__Problem statement__: Give the listing again character for character, but drop the images.

[start of Material]

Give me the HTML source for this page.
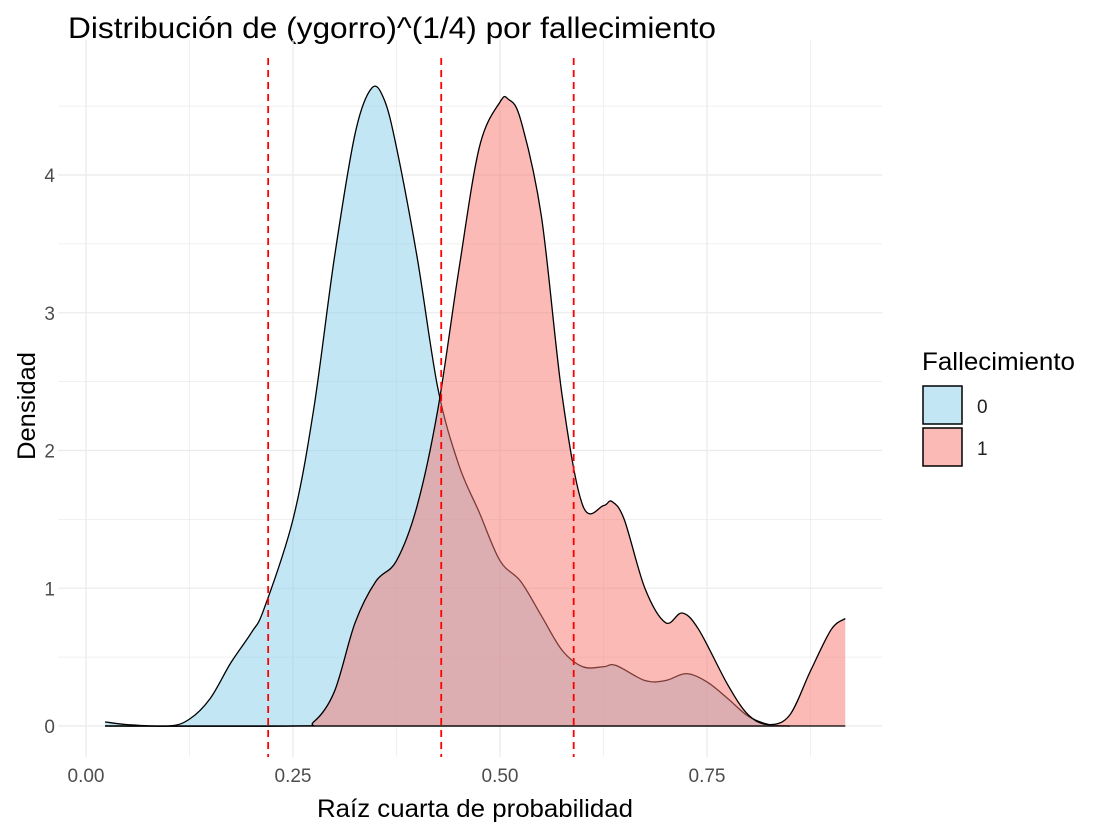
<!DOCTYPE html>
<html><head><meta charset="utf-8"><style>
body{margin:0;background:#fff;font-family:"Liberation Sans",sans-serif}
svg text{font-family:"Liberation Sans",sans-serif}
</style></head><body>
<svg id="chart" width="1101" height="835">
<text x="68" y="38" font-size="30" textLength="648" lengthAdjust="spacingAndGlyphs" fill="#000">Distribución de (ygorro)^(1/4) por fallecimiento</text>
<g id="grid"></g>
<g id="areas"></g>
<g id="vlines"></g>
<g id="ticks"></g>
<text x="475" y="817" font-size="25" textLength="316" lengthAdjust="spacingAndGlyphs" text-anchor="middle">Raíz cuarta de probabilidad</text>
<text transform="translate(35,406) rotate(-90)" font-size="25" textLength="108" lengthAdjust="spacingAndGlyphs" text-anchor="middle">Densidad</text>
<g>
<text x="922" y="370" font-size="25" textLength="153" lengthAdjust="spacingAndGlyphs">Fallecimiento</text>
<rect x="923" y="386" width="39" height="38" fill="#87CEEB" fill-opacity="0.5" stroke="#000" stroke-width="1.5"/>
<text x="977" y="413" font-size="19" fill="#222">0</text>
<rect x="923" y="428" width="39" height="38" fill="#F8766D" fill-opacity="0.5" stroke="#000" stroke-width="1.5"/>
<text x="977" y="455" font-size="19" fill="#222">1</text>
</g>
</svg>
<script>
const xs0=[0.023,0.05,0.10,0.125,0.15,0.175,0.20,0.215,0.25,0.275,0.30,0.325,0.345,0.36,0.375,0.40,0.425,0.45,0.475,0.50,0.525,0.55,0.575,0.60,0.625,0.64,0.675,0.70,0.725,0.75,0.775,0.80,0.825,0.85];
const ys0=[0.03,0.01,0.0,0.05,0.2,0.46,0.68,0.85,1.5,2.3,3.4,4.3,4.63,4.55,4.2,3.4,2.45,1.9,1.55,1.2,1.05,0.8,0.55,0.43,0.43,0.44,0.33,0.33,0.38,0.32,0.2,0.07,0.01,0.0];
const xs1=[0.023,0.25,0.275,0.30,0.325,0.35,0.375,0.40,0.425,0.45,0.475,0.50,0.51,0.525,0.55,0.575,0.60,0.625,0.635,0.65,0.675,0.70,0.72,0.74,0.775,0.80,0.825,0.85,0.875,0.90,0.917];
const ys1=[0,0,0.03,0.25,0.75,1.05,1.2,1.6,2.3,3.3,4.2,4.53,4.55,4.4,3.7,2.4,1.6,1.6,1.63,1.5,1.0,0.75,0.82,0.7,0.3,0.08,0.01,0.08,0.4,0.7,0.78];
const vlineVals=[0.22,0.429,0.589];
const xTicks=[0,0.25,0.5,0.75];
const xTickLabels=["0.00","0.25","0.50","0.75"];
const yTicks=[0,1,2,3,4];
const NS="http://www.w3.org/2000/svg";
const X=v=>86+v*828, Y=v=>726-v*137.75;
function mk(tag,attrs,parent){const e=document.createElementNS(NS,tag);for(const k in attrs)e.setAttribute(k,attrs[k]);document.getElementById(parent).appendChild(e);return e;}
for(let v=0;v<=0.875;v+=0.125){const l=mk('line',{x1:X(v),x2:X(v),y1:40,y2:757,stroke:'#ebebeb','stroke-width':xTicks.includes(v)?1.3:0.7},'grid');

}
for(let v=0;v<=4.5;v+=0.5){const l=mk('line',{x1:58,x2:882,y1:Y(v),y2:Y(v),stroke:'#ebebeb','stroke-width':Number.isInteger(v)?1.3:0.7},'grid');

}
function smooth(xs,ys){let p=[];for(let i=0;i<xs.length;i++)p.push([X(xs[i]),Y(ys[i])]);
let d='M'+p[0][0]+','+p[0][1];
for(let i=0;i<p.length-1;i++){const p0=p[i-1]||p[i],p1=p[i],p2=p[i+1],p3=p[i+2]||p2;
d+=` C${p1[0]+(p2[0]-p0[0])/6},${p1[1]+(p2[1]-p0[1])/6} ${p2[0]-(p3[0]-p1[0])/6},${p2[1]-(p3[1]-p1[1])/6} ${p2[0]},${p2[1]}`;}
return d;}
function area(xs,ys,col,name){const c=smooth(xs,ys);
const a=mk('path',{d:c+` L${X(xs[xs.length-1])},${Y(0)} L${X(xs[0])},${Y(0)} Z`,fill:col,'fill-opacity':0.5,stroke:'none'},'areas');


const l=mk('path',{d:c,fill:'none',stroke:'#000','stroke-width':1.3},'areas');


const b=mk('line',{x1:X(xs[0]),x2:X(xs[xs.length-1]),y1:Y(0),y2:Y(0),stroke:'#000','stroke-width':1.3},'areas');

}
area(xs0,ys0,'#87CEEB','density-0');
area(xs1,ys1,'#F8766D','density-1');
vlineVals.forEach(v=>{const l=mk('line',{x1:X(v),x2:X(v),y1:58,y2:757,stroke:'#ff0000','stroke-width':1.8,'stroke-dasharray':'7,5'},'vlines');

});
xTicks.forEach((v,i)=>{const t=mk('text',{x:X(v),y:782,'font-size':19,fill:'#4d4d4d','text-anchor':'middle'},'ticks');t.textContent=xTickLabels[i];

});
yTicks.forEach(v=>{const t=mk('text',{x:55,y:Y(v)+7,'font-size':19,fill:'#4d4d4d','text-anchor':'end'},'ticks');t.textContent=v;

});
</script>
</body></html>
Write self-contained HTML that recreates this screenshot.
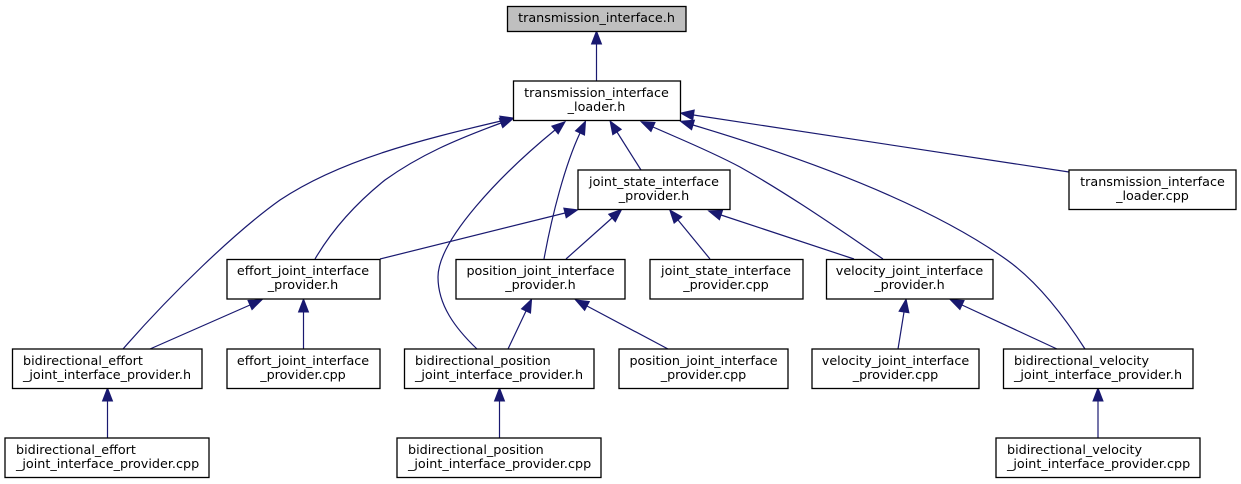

[end of Material]

__Exercise response__:
Give me the HTML source for this page.
<!DOCTYPE html>
<html><head><meta charset="utf-8"><style>
body{margin:0;background:#fff;font-family:"Liberation Sans",sans-serif}
svg text{font-family:"Liberation Sans",sans-serif}
</style></head><body>
<svg id="chart" width="1101" height="835">
<text x="68" y="38" font-size="30" textLength="648" lengthAdjust="spacingAndGlyphs" fill="#000">Distribución de (ygorro)^(1/4) por fallecimiento</text>
<g id="grid"></g>
<g id="areas"></g>
<g id="vlines"></g>
<g id="ticks"></g>
<text x="475" y="817" font-size="25" textLength="316" lengthAdjust="spacingAndGlyphs" text-anchor="middle">Raíz cuarta de probabilidad</text>
<text transform="translate(35,406) rotate(-90)" font-size="25" textLength="108" lengthAdjust="spacingAndGlyphs" text-anchor="middle">Densidad</text>
<g>
<text x="922" y="370" font-size="25" textLength="153" lengthAdjust="spacingAndGlyphs">Fallecimiento</text>
<rect x="923" y="386" width="39" height="38" fill="#87CEEB" fill-opacity="0.5" stroke="#000" stroke-width="1.5"/>
<text x="977" y="413" font-size="19" fill="#222">0</text>
<rect x="923" y="428" width="39" height="38" fill="#F8766D" fill-opacity="0.5" stroke="#000" stroke-width="1.5"/>
<text x="977" y="455" font-size="19" fill="#222">1</text>
</g>
</svg>
<script>
const xs0=[0.023,0.05,0.10,0.125,0.15,0.175,0.20,0.215,0.25,0.275,0.30,0.325,0.345,0.36,0.375,0.40,0.425,0.45,0.475,0.50,0.525,0.55,0.575,0.60,0.625,0.64,0.675,0.70,0.725,0.75,0.775,0.80,0.825,0.85];
const ys0=[0.03,0.01,0.0,0.05,0.2,0.46,0.68,0.85,1.5,2.3,3.4,4.3,4.63,4.55,4.2,3.4,2.45,1.9,1.55,1.2,1.05,0.8,0.55,0.43,0.43,0.44,0.33,0.33,0.38,0.32,0.2,0.07,0.01,0.0];
const xs1=[0.023,0.25,0.275,0.30,0.325,0.35,0.375,0.40,0.425,0.45,0.475,0.50,0.51,0.525,0.55,0.575,0.60,0.625,0.635,0.65,0.675,0.70,0.72,0.74,0.775,0.80,0.825,0.85,0.875,0.90,0.917];
const ys1=[0,0,0.03,0.25,0.75,1.05,1.2,1.6,2.3,3.3,4.2,4.53,4.55,4.4,3.7,2.4,1.6,1.6,1.63,1.5,1.0,0.75,0.82,0.7,0.3,0.08,0.01,0.08,0.4,0.7,0.78];
const vlineVals=[0.22,0.429,0.589];
const xTicks=[0,0.25,0.5,0.75];
const xTickLabels=["0.00","0.25","0.50","0.75"];
const yTicks=[0,1,2,3,4];
const NS="http://www.w3.org/2000/svg";
const X=v=>86+v*828, Y=v=>726-v*137.75;
function mk(tag,attrs,parent){const e=document.createElementNS(NS,tag);for(const k in attrs)e.setAttribute(k,attrs[k]);document.getElementById(parent).appendChild(e);return e;}
for(let v=0;v<=0.875;v+=0.125){const l=mk('line',{x1:X(v),x2:X(v),y1:40,y2:757,stroke:'#ebebeb','stroke-width':xTicks.includes(v)?1.3:0.7},'grid');

}
for(let v=0;v<=4.5;v+=0.5){const l=mk('line',{x1:58,x2:882,y1:Y(v),y2:Y(v),stroke:'#ebebeb','stroke-width':Number.isInteger(v)?1.3:0.7},'grid');

}
function smooth(xs,ys){let p=[];for(let i=0;i<xs.length;i++)p.push([X(xs[i]),Y(ys[i])]);
let d='M'+p[0][0]+','+p[0][1];
for(let i=0;i<p.length-1;i++){const p0=p[i-1]||p[i],p1=p[i],p2=p[i+1],p3=p[i+2]||p2;
d+=` C${p1[0]+(p2[0]-p0[0])/6},${p1[1]+(p2[1]-p0[1])/6} ${p2[0]-(p3[0]-p1[0])/6},${p2[1]-(p3[1]-p1[1])/6} ${p2[0]},${p2[1]}`;}
return d;}
function area(xs,ys,col,name){const c=smooth(xs,ys);
const a=mk('path',{d:c+` L${X(xs[xs.length-1])},${Y(0)} L${X(xs[0])},${Y(0)} Z`,fill:col,'fill-opacity':0.5,stroke:'none'},'areas');


const l=mk('path',{d:c,fill:'none',stroke:'#000','stroke-width':1.3},'areas');


const b=mk('line',{x1:X(xs[0]),x2:X(xs[xs.length-1]),y1:Y(0),y2:Y(0),stroke:'#000','stroke-width':1.3},'areas');

}
area(xs0,ys0,'#87CEEB','density-0');
area(xs1,ys1,'#F8766D','density-1');
vlineVals.forEach(v=>{const l=mk('line',{x1:X(v),x2:X(v),y1:58,y2:757,stroke:'#ff0000','stroke-width':1.8,'stroke-dasharray':'7,5'},'vlines');

});
xTicks.forEach((v,i)=>{const t=mk('text',{x:X(v),y:782,'font-size':19,fill:'#4d4d4d','text-anchor':'middle'},'ticks');t.textContent=xTickLabels[i];

});
yTicks.forEach(v=>{const t=mk('text',{x:55,y:Y(v)+7,'font-size':19,fill:'#4d4d4d','text-anchor':'end'},'ticks');t.textContent=v;

});
</script>
</body></html>
Write self-contained HTML that recreates this screenshot.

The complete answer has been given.